The million dollar question – What is the use of this entire grind? The analysis has the greatest practical utility. When one uses the rationale ‘Your judgement is yours” in the non-intersection zone, he is being logical. When one does the same in the intersection zone, he is being a hypocrite. One step further: so far the discussion has only been about humans and their perceptions. In the following lines, I try to extend it to all living forms, and take the logical conclusion as it is. All humans/animals with the faculty of vision accept the scientific fact ‘Sun’, but the blind won’t. Similarly, the deaf will not be on board with the barking sounds of dogs. Thus, people deprived of one or more sense capabilities will differ more and more, even in the region of scientific facts. That is, if I were to draw Venn diagrams of perceptions of me and a blind guy, the intersection will not have Sun and so on. Human death is a very bad thing to us and we do not want anyone to die. But a lion in hunger thinks otherwise. Thus, we see that as we include more and more living forms, the intersection part becomes smaller and smaller.
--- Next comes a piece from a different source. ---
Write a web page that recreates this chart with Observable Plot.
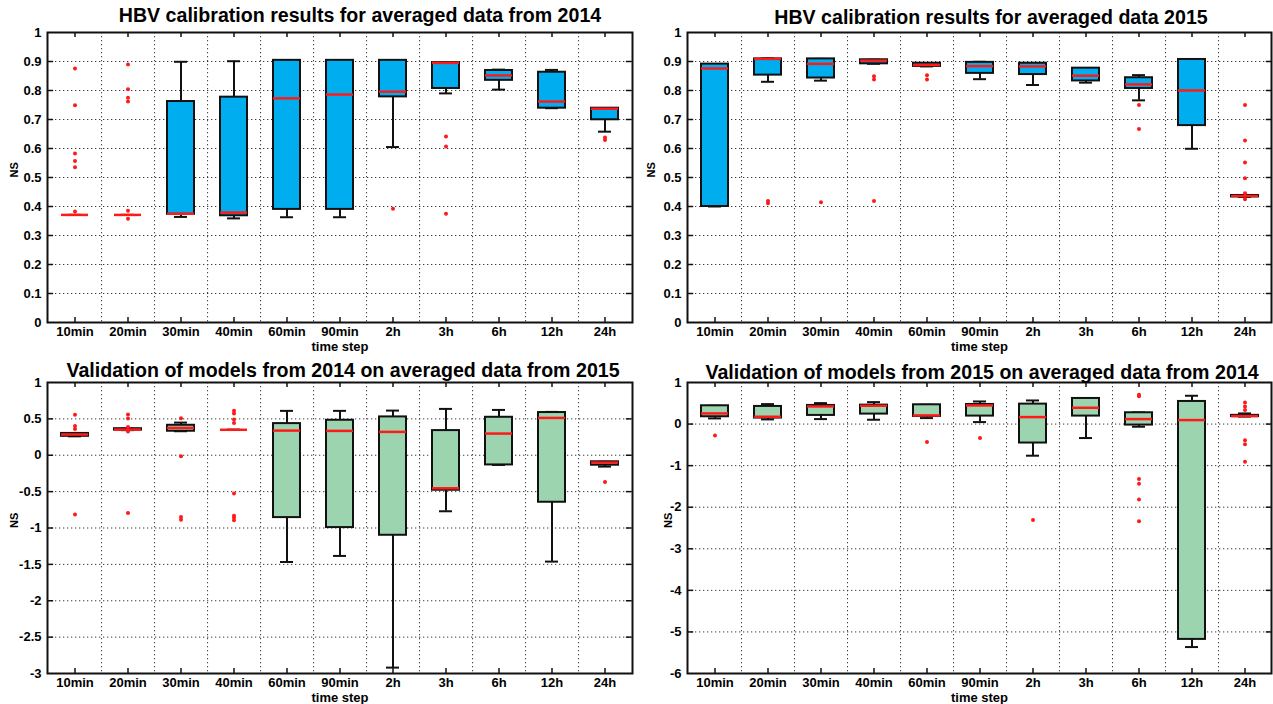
<!DOCTYPE html>
<html>
<head>
<meta charset="utf-8">
<script src="https://cdn.jsdelivr.net/npm/d3@7"></script>
<script src="https://cdn.jsdelivr.net/npm/@observablehq/plot@0.6"></script>
<style>
  html, body { margin: 0; padding: 0; background: white; }
  #root { position: relative; width: 1273px; height: 704px; overflow: hidden; font-family: "Liberation Sans", Arial, sans-serif; }
  .panel { position: absolute; }
  .title { position: absolute; transform: translate(-50%, -50%); white-space: nowrap; font-weight: bold; font-size: 19.6px; color: #000; }
</style>
</head>
<body>
<div id="root"></div>
<script>
// ---------- data ----------
const categories = ["10min","20min","30min","40min","60min","90min","2h","3h","6h","12h","24h"];

const titles = [
  "HBV calibration results for averaged data from 2014",
  "HBV calibration results for averaged data 2015",
  "Validation of models from 2014 on averaged data from 2015",
  "Validation of models from 2015 on averaged data from 2014"
];

const yTicksCal = [0, 0.1, 0.2, 0.3, 0.4, 0.5, 0.6, 0.7, 0.8, 0.9, 1];
const yTicksVal2015 = [-3, -2.5, -2, -1.5, -1, -0.5, 0, 0.5, 1];
const yTicksVal2014 = [-6, -5, -4, -3, -2, -1, 0, 1];

// Panel A: calibration 2014
const cal2014_lo  = [0.371,0.371,0.364,0.359,0.363,0.363,0.605,0.790,0.803,0.739,0.658];
const cal2014_q1  = [0.371,0.371,0.373,0.368,0.390,0.390,0.778,0.807,0.835,0.739,0.699];
const cal2014_med = [0.371,0.371,0.375,0.379,0.773,0.786,0.796,0.895,0.852,0.762,0.737];
const cal2014_q3  = [0.371,0.371,0.762,0.777,0.904,0.904,0.904,0.896,0.869,0.863,0.739];
const cal2014_hi  = [0.371,0.371,0.899,0.901,0.904,0.904,0.904,0.896,0.872,0.871,0.739];
const cal2014_out = [[0.876,0.749,0.583,0.557,0.535,0.383],[0.890,0.804,0.775,0.762,0.385,0.358],[],[],[],[],[0.392],[0.641,0.607,0.375],[],[],[0.638,0.629]];

// Panel B: calibration 2015
const cal2015_lo  = [0.400,0.830,0.834,0.892,0.883,0.839,0.819,0.827,0.766,0.599,0.433];
const cal2015_q1  = [0.400,0.853,0.843,0.892,0.883,0.859,0.855,0.833,0.807,0.679,0.433];
const cal2015_med = [0.876,0.909,0.892,0.903,0.888,0.884,0.883,0.851,0.821,0.800,0.436];
const cal2015_q3  = [0.891,0.909,0.909,0.906,0.894,0.897,0.894,0.877,0.844,0.907,0.438];
const cal2015_hi  = [0.891,0.911,0.909,0.906,0.894,0.899,0.894,0.877,0.853,0.907,0.438];
const cal2015_out = [[],[0.419,0.411],[0.415],[0.849,0.838,0.419],[0.853,0.838],[],[],[],[0.750,0.667],[],[0.750,0.628,0.552,0.497,0.446,0.425]];

// Panel C: validation of 2014 models on 2015 data
const val1415_lo  = [0.260,0.345,0.330,0.350,-1.467,-1.384,-2.919,-0.770,-0.133,-1.462,-0.156];
const val1415_q1  = [0.260,0.345,0.330,0.350,-0.857,-0.994,-1.100,-0.481,-0.133,-0.646,-0.137];
const val1415_med = [0.285,0.353,0.376,0.350,0.339,0.335,0.321,-0.454,0.298,0.513,-0.101];
const val1415_q3  = [0.300,0.365,0.412,0.350,0.435,0.481,0.527,0.339,0.522,0.587,-0.090];
const val1415_hi  = [0.300,0.365,0.449,0.350,0.610,0.610,0.614,0.637,0.623,0.596,-0.090];
const val1415_out = [[0.555,0.403,0.362,-0.816],[0.559,0.504,0.390,0.325,-0.793],[0.509,-0.014,-0.848,-0.885],[0.610,0.573,0.490,0.445,-0.527,-0.830,-0.860,-0.894],[],[],[],[],[],[],[-0.367]];

// Panel D: validation of 2015 models on 2014 data
const val1514_lo  = [0.136,0.112,0.120,0.104,0.144,0.048,-0.761,-0.336,-0.064,-5.364,0.180];
const val1514_q1  = [0.176,0.144,0.208,0.240,0.184,0.192,-0.456,0.192,-0.024,-5.180,0.180];
const val1514_med = [0.256,0.176,0.424,0.440,0.208,0.448,0.168,0.392,0.120,0.096,0.192];
const val1514_q3  = [0.440,0.424,0.448,0.456,0.464,0.472,0.480,0.616,0.272,0.544,0.210];
const val1514_hi  = [0.440,0.480,0.504,0.528,0.464,0.544,0.568,0.616,0.280,0.681,0.256];
const val1514_out = [[-0.272],[],[],[],[-0.432],[-0.336],[-2.306],[],[0.705,0.670,-1.321,-1.433,-1.817,-2.338],[],[0.520,0.424,0.336,-0.392,-0.488,-0.905]];

const blueFill = "#00aeef";
const greenFill = "#9bd4ae";

// ---------- drawing ----------
function boxPanel(cfg) {
  const rows = categories.map((c, i) => ({cat: c, lo: cfg.lo[i], q1: cfg.q1[i], med: cfg.med[i], q3: cfg.q3[i], hi: cfg.hi[i]}));
  const outs = categories.flatMap((c, i) => cfg.out[i].map(v => ({cat: c, v})));
  const innerW = cfg.width - cfg.marginLeft - cfg.marginRight;
  const innerH = cfg.height - cfg.marginTop - cfg.marginBottom;
  const step = innerW / categories.length;
  const band = step * 0.5, outer = step * 0.25;
  const tickLen = 5;
  const dotted = {stroke: "#3a3a3a", strokeWidth: 1, strokeDasharray: "1.3,2.7"};
  const first = categories[0], last = categories[categories.length - 1];
  const inner = cfg.ticks.slice(1, -1);
  return Plot.plot({
    width: cfg.width,
    height: cfg.height,
    marginLeft: cfg.marginLeft,
    marginRight: cfg.marginRight,
    marginTop: cfg.marginTop,
    marginBottom: cfg.marginBottom,
    style: {fontFamily: "'Liberation Sans', Arial, sans-serif", fontSize: "13px", fontWeight: "bold", color: "#000", background: "white", overflow: "visible"},
    x: {domain: categories, paddingInner: 0.5, paddingOuter: 0.25, tickSize: 0, tickPadding: 4, label: null},
    y: {domain: cfg.domain, ticks: cfg.ticks, tickSize: 0, tickPadding: 6, tickFormat: d => String(d), label: null},
    marks: [
      Plot.ruleY(inner, {...dotted}),
      Plot.ruleX(categories.slice(0, -1), {...dotted, dx: step / 2}),
      // inward ticks on the frame
      Plot.tickX(categories, {stroke: "#111", strokeWidth: 1.5, insetBottom: innerH - tickLen}),
      Plot.tickX(categories, {stroke: "#111", strokeWidth: 1.5, insetTop: innerH - tickLen}),
      Plot.tickY(inner, {x: () => first, y: d => d, stroke: "#111", strokeWidth: 1.5, insetLeft: -outer, insetRight: outer + band - tickLen}),
      Plot.tickY(inner, {x: () => last, y: d => d, stroke: "#111", strokeWidth: 1.5, insetLeft: outer + band - tickLen, insetRight: -outer}),
      // boxes
      Plot.ruleX(rows, {x: "cat", y1: "lo", y2: "hi", stroke: "#111", strokeWidth: 2}),
      Plot.tickY(rows, {x: "cat", y: "lo", stroke: "#111", strokeWidth: 2, insetLeft: 7, insetRight: 7}),
      Plot.tickY(rows, {x: "cat", y: "hi", stroke: "#111", strokeWidth: 2, insetLeft: 7, insetRight: 7}),
      Plot.barY(rows, {x: "cat", y1: "q1", y2: "q3", fill: cfg.fill, stroke: "#111", strokeWidth: 2}),
      Plot.tickY(rows, {x: "cat", y: "med", stroke: "#ff1a1a", strokeWidth: 2.5}),
      Plot.dot(outs, {x: "cat", y: "v", r: 2, fill: "#ff1a1a", stroke: "none"}),
      Plot.frame({stroke: "#111", strokeWidth: 2}),
      Plot.text(["time step"], {text: d => d, frameAnchor: "bottom", dy: cfg.xLabelDy, fontSize: 13, fontWeight: "bold"}),
      Plot.text(["NS"], {text: d => d, frameAnchor: "left", rotate: -90, dx: cfg.yLabelDx, fontSize: 11, fontWeight: "bold"})
    ]
  });
}

const root = document.getElementById("root");

const panels = [
  {left: 0, top: 22, width: 640, height: 330, marginLeft: 47, marginRight: 8, marginTop: 10, marginBottom: 30,
   domain: [0, 1], ticks: yTicksCal, fill: blueFill, xLabelDy: 28, yLabelDx: -33,
   lo: cal2014_lo, q1: cal2014_q1, med: cal2014_med, q3: cal2014_q3, hi: cal2014_hi, out: cal2014_out,
   title: titles[0], tx: 360, ty: 15},
  {left: 640, top: 22, width: 633, height: 330, marginLeft: 47, marginRight: 2, marginTop: 10, marginBottom: 30,
   domain: [0, 1], ticks: yTicksCal, fill: blueFill, xLabelDy: 28, yLabelDx: -36,
   lo: cal2015_lo, q1: cal2015_q1, med: cal2015_med, q3: cal2015_q3, hi: cal2015_hi, out: cal2015_out,
   title: titles[1], tx: 991, ty: 17},
  {left: 0, top: 372, width: 640, height: 332, marginLeft: 47, marginRight: 8, marginTop: 10, marginBottom: 31,
   domain: [-3, 1], ticks: yTicksVal2015, fill: greenFill, xLabelDy: 28, yLabelDx: -33,
   lo: val1415_lo, q1: val1415_q1, med: val1415_med, q3: val1415_q3, hi: val1415_hi, out: val1415_out,
   title: titles[2], tx: 343, ty: 370},
  {left: 640, top: 372, width: 633, height: 332, marginLeft: 47, marginRight: 2, marginTop: 10, marginBottom: 31,
   domain: [-6, 1], ticks: yTicksVal2014, fill: greenFill, xLabelDy: 28, yLabelDx: -19,
   lo: val1514_lo, q1: val1514_q1, med: val1514_med, q3: val1514_q3, hi: val1514_hi, out: val1514_out,
   title: titles[3], tx: 982, ty: 372}
];

for (const p of panels) {
  const div = document.createElement("div");
  div.className = "panel";
  div.style.left = p.left + "px";
  div.style.top = p.top + "px";
  div.appendChild(boxPanel(p));
  root.appendChild(div);
}
for (const p of panels) {
  const t = document.createElement("div");
  t.className = "title";
  t.style.left = p.tx + "px";
  t.style.top = p.ty + "px";
  t.textContent = p.title;
  root.appendChild(t);
}
</script>
</body>
</html>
Imagine infinite Venn diagrams denoting the perceptions of all living populace – human and others- the intersection part being the point of discussion. With very little thought, it is obvious that only consciousness exists in the intersection part. That is the common ground of all perceptions. That is to say, the very root of all our thoughts and perceptions is consciousness – 'Aham in Sankhya philosophy or Ego'. For an observation to be made, we implicitly assume a conscious observer. The very root of all thought/perception is consciousness. When the Vedantist declares that the abstraction of ‘Existence’ is the only constant thing in this world of constant flux, he is being the most rational. The common ground of all perceptions is consciousness.